Drinks You Should Avoid After Your Workout

If you are working out, you likely care about your wellbeing. Exercise has many health benefits, such as reducing your risk of obesity, diabetes, and cancer (per U.S. National Library of Medicine). For many people, the ideal follow-up to a good workout is a thirst-quenching, refreshing drink that cools them down. This is all well and good, but the last thing you want to do is have a drink that counteracts all of the health benefits you received from working out. 

Ironically, sports drinks may do just that. Advertisers tend to focus on how sports drinks replenish electrolytes, but electrolyte depletion is typically only a problem for intense exercise lasting longer than an hour. After less intense exercise, sports drinks function as just another sugary drink. Studies show that people who have sugary drinks, including sports drinks, are more likely to gain weight (per Harvard School of Public Health).

Sports milks are not necessarily healthy alternatives, as they are highly processed. Alcohol should also be avoided, as it is a diuretic and can dehydrate you after you have lost fluid from exercise. Since your heart is already pumping, you may also want to lay off on the caffeine (per Prevention). 

This is what to drink after working out

Although packaged sports milks are heavily processed, nutrition consultant Diane Sanfilippo tells Prevention that people can make their own sports milk by mixing water with an additive-free protein powder, cacao powder, and a bit of maple syrup. This can help replenish glycogen, making you feel less tired after a workout.

Vandana Sheth, a spokesperson for the Academy of Nutrition and Dietetics, noted to Prevention that coconut water is a good alternative for people who want to replenish their electrolytes. People who crave soda for carbonation may want to consider sparkling water, perhaps flavored with slices of lime or lemon. If it's the caffeine you're craving, you may want to try chocolate milk or add cacao to a smoothie.

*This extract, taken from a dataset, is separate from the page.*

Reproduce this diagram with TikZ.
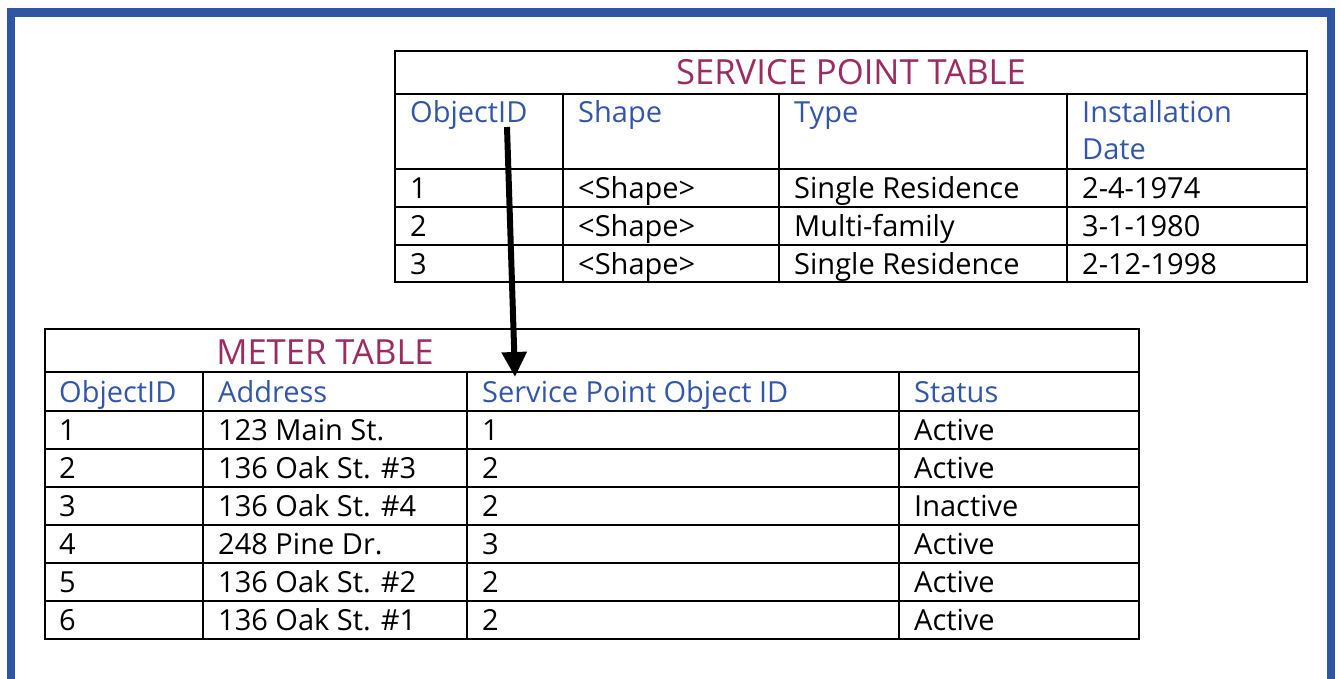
\documentclass[tikz,border=0pt]{standalone}
\usepackage{fontspec}
\setmainfont{Open Sans}
\usetikzlibrary{arrows.meta}
\definecolor{frameblue}{HTML}{2F55A5}
\definecolor{hdrblue}{HTML}{3356A8}
\definecolor{titlered}{HTML}{9B2C62}
\begin{document}
\begin{tikzpicture}[x=1pt,y=-1pt,
 grid/.style={line width=2pt, line cap=rect},
 cell/.style={anchor=base west, inner sep=0pt, font=\fontsize{29}{35}\selectfont},
 hdr/.style={cell, text=hdrblue},
 ttl/.style={anchor=base, inner sep=0pt, text=titlered, font=\fontsize{34.6}{40}\selectfont},
 link/.style={line width=6pt, -{Triangle[length=25pt,width=24pt]}}]
\useasboundingbox (0,0) rectangle (1340,679);
% frame
\fill[frameblue] (7,8) rectangle (1335,17);
\fill[frameblue] (7,8) rectangle (15,679);
\fill[frameblue] (1327,8) rectangle (1335,679);
% service point table grid
\draw[grid] (395,51) rectangle (1307,282);
\foreach \y in {94,169,207,245} \draw[grid] (395,\y) -- (1307,\y);
\foreach \x in {563,779,1067} \draw[grid] (\x,94) -- (\x,282);
\node[ttl] (sptitle) at (851,85) {SERVICE POINT TABLE};
\node[hdr] (spoid) at (410,123) {ObjectID};
\node[hdr] (spshape) at (578,123) {Shape};
\node[hdr] (sptype) at (794,123) {Type};
\node[hdr] (spinst) at (1082,123) {Installation};
\node[hdr] (spdate) at (1082,160) {Date};
\node[cell] (sp11) at (410,198) {1};
\node[cell] (sp12) at (578,198) {<Shape>};
\node[cell] (sp13) at (794,198) {Single Residence};
\node[cell] (sp14) at (1082,198) {2-4-1974};
\node[cell] (sp21) at (410,236) {2};
\node[cell] (sp22) at (578,236) {<Shape>};
\node[cell] (sp23) at (794,236) {Multi-family};
\node[cell] (sp24) at (1082,236) {3-1-1980};
\node[cell] (sp31) at (410,274) {3};
\node[cell] (sp32) at (578,274) {<Shape>};
\node[cell] (sp33) at (794,274) {Single Residence};
\node[cell] (sp34) at (1082,274) {2-12-1998};
% meter table grid
\draw[grid] (45,329) rectangle (1139,639);
\foreach \y in {372,411,449,487,525,563,601} \draw[grid] (45,\y) -- (1139,\y);
\foreach \x in {203,467,899} \draw[grid] (\x,372) -- (\x,639);
\node[ttl] (mtitle) at (325,364) {METER TABLE};
\node[hdr] (moid) at (59,402) {ObjectID};
\node[hdr] (maddr) at (218,402) {Address};
\node[hdr] (mspid) at (482,402) {Service Point Object ID};
\node[hdr] (mstat) at (914,402) {Status};
\foreach \y/\a/\b/\c/\d [count=\i] in {440/1/123 Main St./1/Active,478/2/136 Oak St. \#3/2/Active,516/3/136 Oak St. \#4/2/Inactive,554/4/248 Pine Dr./3/Active,592/5/136 Oak St. \#2/2/Active,630/6/136 Oak St. \#1/2/Active}{
 \node[cell] (m\i a) at (59,\y) {\a};
 \node[cell] (m\i b) at (218,\y) {\b};
 \node[cell] (m\i c) at (482,\y) {\c};
 \node[cell] (m\i d) at (914,\y) {\d};
}
% arrow
\coordinate (src) at (507,127);
\coordinate (dst) at (515,377);
\draw[link] (src) -- (dst);
\end{tikzpicture}
\end{document}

In a lot of cases, the best option is just plain water, says the Harvard School of Public Health. If you choose water, you may want to keep it cold, as cold water may do a better job hydrating you and cooling you down. According to the U.S. Centers for Disease Control and Prevention, you may even want to put a freezer-safe water bottle in the freezer to make sure you have icy cold water to enjoy after your workout.